Q: What are your recommendations for future healthcare buildings?

A: My recommendations for the future of healthy building design are simple, we are ultimately creating buildings for people, so ensure that you have a well developed wellbeing design strategy that puts occupant wellbeing at the heart of all design decisions and material choices. When you are inevitably faced with value engineering on a scheme refocus the notion of value away from short term monetary cash savings during construction and place the emphasis on recognising the commercial value of maintaining focus on occupant wellbeing, faster recovery times, improved learning, increased productivity and reduced absenteeism being but a few of the many long term advantages of valuing natural materials and a design strategy centered around occupant wellbeing. And finally always choose natural materials and natural light over synthetic alternatives because the hidden physical and mental health costs that continue to come to light vastly outweigh the perceived economic saving.
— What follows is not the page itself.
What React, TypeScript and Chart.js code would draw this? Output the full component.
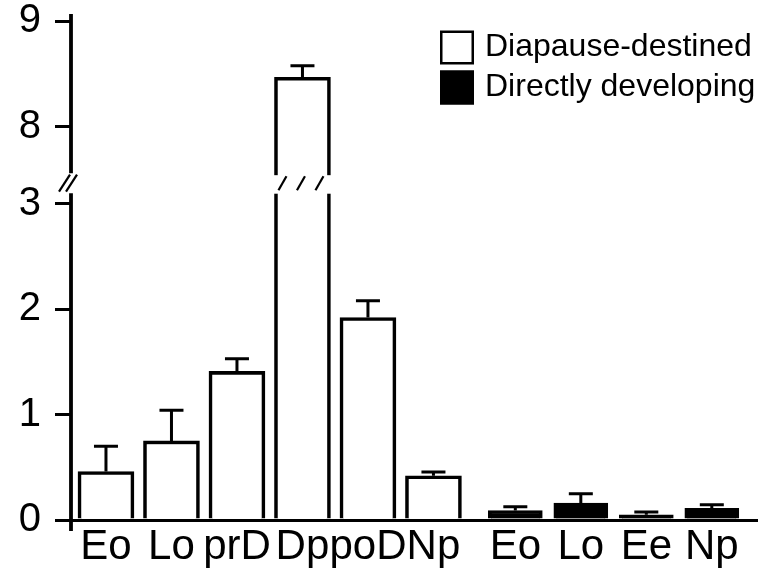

The benefits of what I have discussed go beyond healthcare design, there is a quiet but growing revolution afoot in the UK construction sector around wellbeing and healthy building design that will have lasting implications for all parties within the construction supply chain. This movement has to date largely been driven from the bottom up by many construction professionals, myself included but the ground swell is evident and larger companies and collectives are beginning to engage.

The next big area for improvement will be in residential design. In collaboration with international architects Ryder Architecture we have already convened a formidable alliance of interdisciplinary multinational design and construction businesses to start an international project to reimagine residential design and planning that I will introduce at the Velux Healthy Buildings conference in Brussels this September. Our project will propose a new off site construction mass housetype and design guidelines, focussed entirely on occupant wellbeing with the intention of informing future UK housing policy. 

  • Dr Oliver G.F Jones is the Architecture Programme Leader at Northumbria University, UK. His research and consultancy expertise lie in developing wellbeing measurement metrics and wellbeing design strategies. He is a vocal and active ambassador for research and innovation across the UK construction sector and a member of Historic England's Expert Advisory Group. He also has a self confessed life long passion for trees, forests and all things made from wood.